MY BABY IS FINE! No; I will not cover my baby while she eats. No; I will not go in the bathroom. Turn your head, mind your business or get popped in the face! No, I’m not being extra— I’M FEEDING MY CHILD! No, I don’t have to give her bottle. Yes; she is growing fine! Yes; she is meeting her milestones. No, I will not give her cereal. Yes; we still wake up through the night! No; I will not give her formula. No, I will not give her cow’s milk. No; I don’t breastfeed because I’m poor, but I do enjoy the fact that it’s free. No, she wasn’t born prematurely. If you’re uncomfortable, turn your head! If you have questions, ask politely. Yes; BLACK WOMEN DO BREASTFEED!!!!

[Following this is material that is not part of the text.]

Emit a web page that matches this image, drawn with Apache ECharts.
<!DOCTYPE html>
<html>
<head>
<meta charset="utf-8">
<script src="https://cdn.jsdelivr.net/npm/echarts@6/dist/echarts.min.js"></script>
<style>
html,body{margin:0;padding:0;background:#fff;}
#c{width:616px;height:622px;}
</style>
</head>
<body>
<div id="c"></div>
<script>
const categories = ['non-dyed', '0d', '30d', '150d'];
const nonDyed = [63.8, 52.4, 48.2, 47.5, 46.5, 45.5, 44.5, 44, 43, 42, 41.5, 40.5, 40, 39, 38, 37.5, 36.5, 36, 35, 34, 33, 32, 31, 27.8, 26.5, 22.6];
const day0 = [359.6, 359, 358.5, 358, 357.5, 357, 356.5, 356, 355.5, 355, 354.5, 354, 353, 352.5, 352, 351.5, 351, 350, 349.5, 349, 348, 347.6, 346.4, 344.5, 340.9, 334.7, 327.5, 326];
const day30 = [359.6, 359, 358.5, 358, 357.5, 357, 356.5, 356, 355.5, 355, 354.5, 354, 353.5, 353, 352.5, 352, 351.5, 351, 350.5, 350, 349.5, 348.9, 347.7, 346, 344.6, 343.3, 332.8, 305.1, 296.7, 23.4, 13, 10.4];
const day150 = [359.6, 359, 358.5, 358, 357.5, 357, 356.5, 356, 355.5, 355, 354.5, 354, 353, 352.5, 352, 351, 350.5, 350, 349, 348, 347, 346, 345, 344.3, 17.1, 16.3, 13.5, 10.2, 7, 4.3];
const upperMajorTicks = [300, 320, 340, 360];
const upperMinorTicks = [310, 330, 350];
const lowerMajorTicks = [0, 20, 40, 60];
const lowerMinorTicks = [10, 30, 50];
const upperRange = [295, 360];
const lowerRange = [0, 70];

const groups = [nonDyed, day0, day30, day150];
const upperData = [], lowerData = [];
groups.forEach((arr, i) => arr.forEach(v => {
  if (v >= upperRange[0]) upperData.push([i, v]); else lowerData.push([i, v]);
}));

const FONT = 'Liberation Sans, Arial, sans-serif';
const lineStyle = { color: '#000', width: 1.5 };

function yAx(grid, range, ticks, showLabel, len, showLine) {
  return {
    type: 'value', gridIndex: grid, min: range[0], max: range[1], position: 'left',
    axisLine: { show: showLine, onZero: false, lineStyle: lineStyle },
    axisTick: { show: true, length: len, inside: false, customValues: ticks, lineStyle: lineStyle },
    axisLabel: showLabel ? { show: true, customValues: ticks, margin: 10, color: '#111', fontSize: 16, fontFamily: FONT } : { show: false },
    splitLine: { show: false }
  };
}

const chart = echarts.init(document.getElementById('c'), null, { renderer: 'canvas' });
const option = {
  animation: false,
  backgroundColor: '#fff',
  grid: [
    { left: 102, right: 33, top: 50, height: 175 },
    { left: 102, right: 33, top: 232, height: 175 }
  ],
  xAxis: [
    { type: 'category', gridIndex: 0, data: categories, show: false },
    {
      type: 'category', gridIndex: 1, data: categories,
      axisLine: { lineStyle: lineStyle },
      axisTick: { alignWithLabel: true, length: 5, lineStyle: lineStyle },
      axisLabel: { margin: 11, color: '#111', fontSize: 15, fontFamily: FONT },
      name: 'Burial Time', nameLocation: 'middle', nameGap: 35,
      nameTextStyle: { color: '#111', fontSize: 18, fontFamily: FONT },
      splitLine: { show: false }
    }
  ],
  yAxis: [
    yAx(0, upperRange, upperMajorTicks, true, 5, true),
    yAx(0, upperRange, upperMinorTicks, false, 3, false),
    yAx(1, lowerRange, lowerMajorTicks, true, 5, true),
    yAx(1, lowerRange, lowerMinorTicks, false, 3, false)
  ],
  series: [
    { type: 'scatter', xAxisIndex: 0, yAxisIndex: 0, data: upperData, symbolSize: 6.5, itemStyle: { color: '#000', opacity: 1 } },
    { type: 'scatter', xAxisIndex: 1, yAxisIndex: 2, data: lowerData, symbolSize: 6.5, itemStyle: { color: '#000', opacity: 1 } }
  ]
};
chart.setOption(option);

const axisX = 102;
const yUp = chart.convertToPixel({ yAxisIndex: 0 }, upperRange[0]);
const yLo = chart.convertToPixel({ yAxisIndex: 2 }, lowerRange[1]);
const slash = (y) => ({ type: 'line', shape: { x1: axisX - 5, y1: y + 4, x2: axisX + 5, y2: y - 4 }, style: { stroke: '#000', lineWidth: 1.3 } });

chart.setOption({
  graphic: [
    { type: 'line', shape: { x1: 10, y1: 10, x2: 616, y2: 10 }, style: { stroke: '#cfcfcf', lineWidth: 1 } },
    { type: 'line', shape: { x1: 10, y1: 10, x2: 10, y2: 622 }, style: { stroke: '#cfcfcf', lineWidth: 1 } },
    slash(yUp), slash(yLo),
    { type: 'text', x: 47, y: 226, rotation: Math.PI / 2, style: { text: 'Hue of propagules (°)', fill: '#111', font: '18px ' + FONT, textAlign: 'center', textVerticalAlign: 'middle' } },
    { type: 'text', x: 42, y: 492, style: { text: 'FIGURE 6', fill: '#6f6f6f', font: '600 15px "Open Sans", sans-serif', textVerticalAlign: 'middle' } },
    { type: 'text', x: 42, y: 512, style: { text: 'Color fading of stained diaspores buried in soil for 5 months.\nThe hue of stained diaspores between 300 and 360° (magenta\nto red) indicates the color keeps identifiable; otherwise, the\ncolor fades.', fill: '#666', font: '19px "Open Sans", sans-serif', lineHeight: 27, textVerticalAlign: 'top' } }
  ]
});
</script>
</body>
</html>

Breastfeeding women do not mind educating you about breastfeeding. Just ask! Please do not attack us because we are like lionesses and bears with their cubs. We will demolish you!! We are trying to care for our babies and feed them the best way we know how. Naturally. If you formula feed your baby, that is just fine! Please don’t make breastfeeding out to be negative. We are all on our own mothering journey, and doing the best we can. There is no need to attack each other’s choices. As long as our choices are what’s best for our babies.
If you know a breastfeeding mother, ask her how her nipples are doing. They’re probably dry, scabbing, have scratches and more. Ask her if she’s been able to get any rest. Her baby could be cluster feeding, teething, sick, or going through a growth spurt. She didn’t get an ounce of sleep, but still went to work, cleaned the house, cooked and cared for her other children and husband. Ask her is there’s anything that she needs support with. She’s most likely had to wash the same load 3 times in a row because she keeps forgetting them in the washer or forgets to turn the dryer on.
Just be there for a breastfeeding mother. Breastfeeding is the most natural thing a woman can do, but it’s not the easiest thing. Support goes a long way. Love goes a long way. Support has gotten me to 11 months and counting on my current breastfeeding journey.